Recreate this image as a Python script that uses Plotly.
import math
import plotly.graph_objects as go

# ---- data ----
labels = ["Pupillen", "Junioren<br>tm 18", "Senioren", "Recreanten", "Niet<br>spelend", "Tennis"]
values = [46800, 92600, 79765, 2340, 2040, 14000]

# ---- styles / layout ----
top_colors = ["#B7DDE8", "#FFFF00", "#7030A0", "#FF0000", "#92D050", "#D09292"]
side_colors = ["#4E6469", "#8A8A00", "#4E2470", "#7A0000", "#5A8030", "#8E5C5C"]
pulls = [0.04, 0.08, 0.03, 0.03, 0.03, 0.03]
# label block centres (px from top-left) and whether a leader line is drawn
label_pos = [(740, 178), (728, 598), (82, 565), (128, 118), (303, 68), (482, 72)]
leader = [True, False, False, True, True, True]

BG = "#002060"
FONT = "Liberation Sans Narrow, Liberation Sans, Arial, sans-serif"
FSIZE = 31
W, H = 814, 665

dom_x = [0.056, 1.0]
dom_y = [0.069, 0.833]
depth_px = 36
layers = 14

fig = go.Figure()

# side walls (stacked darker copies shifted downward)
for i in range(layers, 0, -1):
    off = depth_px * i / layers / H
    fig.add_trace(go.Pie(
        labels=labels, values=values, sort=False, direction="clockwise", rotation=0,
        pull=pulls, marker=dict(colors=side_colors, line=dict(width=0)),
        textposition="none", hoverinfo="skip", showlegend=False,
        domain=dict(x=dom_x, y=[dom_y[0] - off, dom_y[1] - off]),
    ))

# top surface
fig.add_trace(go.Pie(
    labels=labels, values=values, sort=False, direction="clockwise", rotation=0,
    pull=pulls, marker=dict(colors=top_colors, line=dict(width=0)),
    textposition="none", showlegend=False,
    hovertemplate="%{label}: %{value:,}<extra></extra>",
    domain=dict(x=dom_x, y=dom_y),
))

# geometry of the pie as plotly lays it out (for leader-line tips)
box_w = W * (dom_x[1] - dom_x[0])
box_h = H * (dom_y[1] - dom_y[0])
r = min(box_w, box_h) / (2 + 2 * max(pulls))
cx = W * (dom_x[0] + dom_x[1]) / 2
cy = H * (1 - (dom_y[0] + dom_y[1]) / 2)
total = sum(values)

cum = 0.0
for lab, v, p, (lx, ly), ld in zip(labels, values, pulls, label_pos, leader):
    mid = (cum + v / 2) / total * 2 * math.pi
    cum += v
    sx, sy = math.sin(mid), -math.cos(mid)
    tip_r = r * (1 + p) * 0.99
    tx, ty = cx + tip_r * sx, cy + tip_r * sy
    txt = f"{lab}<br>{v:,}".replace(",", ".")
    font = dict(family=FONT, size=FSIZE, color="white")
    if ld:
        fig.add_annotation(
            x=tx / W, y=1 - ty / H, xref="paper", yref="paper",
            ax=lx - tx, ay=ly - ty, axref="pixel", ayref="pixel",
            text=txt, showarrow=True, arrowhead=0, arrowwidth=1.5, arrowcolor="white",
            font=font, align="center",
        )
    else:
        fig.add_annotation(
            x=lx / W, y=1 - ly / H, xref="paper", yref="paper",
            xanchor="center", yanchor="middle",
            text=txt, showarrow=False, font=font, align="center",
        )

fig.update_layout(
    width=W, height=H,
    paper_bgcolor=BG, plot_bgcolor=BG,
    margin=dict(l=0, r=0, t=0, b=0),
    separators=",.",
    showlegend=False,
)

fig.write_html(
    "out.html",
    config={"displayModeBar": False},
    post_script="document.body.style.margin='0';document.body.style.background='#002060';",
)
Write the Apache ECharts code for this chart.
■ ■ ■ ■ ■
(THE REQUEST):
In this exercise, copy only the lines from the opening line of the material through the line where "import plotly.graph_objects as go" appears.

(EXPECTED OUTPUT):
Recreate this image as a Python script that uses Plotly.
import math
import plotly.graph_objects as go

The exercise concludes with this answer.